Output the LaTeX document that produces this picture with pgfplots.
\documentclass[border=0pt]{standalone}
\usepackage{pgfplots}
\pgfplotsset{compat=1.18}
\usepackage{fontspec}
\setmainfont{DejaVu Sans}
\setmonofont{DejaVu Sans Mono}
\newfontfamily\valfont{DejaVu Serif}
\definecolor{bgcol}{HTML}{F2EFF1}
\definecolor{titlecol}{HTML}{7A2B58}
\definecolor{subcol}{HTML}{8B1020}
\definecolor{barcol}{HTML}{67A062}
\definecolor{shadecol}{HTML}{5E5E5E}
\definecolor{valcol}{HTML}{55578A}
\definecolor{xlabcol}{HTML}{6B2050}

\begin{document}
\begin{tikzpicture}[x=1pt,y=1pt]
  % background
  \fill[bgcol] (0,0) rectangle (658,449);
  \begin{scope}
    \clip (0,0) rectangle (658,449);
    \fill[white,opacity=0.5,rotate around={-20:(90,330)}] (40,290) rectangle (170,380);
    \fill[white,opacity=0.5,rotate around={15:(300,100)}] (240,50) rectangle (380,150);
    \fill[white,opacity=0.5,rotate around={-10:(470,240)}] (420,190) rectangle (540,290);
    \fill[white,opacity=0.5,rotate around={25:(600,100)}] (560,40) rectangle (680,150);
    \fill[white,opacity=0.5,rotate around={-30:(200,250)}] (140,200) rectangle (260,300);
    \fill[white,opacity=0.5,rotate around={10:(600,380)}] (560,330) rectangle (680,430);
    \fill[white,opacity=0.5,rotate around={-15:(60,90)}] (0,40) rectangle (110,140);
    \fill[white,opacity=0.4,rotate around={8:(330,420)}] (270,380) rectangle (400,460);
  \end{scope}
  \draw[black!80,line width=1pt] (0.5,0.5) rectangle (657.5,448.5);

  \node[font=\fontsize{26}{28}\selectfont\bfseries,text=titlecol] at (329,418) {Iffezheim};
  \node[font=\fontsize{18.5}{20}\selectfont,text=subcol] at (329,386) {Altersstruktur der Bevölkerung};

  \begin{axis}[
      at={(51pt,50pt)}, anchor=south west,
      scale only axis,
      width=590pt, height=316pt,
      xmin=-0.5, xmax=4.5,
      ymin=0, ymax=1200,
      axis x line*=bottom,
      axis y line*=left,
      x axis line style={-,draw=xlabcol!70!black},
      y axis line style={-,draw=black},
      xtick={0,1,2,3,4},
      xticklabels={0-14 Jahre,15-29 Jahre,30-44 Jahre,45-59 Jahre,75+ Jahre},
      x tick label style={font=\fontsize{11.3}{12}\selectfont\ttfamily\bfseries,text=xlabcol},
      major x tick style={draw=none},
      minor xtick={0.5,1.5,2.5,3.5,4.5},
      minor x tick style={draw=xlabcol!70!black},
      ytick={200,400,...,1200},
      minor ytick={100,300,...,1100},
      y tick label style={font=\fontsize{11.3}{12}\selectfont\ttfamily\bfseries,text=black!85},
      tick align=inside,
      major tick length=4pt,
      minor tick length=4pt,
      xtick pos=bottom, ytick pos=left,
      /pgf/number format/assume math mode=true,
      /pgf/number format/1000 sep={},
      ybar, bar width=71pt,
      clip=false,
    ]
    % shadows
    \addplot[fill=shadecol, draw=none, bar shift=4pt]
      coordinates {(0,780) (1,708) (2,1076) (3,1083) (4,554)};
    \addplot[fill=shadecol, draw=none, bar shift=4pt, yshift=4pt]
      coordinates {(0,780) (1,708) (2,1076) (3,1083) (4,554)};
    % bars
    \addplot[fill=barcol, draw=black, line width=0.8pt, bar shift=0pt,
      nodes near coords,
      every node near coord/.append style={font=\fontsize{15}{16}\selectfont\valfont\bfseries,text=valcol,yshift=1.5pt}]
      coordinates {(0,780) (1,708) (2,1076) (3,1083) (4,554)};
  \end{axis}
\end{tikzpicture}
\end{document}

########################################

WORK TO DO
Only the lines from the opening of the material through the line with "(0.5,0.5) rectangle (657.5,448.5);" should be echoed, exactly as written.

EXERCISE RESULT
Output the LaTeX document that produces this picture with pgfplots.
\documentclass[border=0pt]{standalone}
\usepackage{pgfplots}
\pgfplotsset{compat=1.18}
\usepackage{fontspec}
\setmainfont{DejaVu Sans}
\setmonofont{DejaVu Sans Mono}
\newfontfamily\valfont{DejaVu Serif}
\definecolor{bgcol}{HTML}{F2EFF1}
\definecolor{titlecol}{HTML}{7A2B58}
\definecolor{subcol}{HTML}{8B1020}
\definecolor{barcol}{HTML}{67A062}
\definecolor{shadecol}{HTML}{5E5E5E}
\definecolor{valcol}{HTML}{55578A}
\definecolor{xlabcol}{HTML}{6B2050}

\begin{document}
\begin{tikzpicture}[x=1pt,y=1pt]
  % background
  \fill[bgcol] (0,0) rectangle (658,449);
  \begin{scope}
    \clip (0,0) rectangle (658,449);
    \fill[white,opacity=0.5,rotate around={-20:(90,330)}] (40,290) rectangle (170,380);
    \fill[white,opacity=0.5,rotate around={15:(300,100)}] (240,50) rectangle (380,150);
    \fill[white,opacity=0.5,rotate around={-10:(470,240)}] (420,190) rectangle (540,290);
    \fill[white,opacity=0.5,rotate around={25:(600,100)}] (560,40) rectangle (680,150);
    \fill[white,opacity=0.5,rotate around={-30:(200,250)}] (140,200) rectangle (260,300);
    \fill[white,opacity=0.5,rotate around={10:(600,380)}] (560,330) rectangle (680,430);
    \fill[white,opacity=0.5,rotate around={-15:(60,90)}] (0,40) rectangle (110,140);
    \fill[white,opacity=0.4,rotate around={8:(330,420)}] (270,380) rectangle (400,460);
  \end{scope}
  \draw[black!80,line width=1pt] (0.5,0.5) rectangle (657.5,448.5);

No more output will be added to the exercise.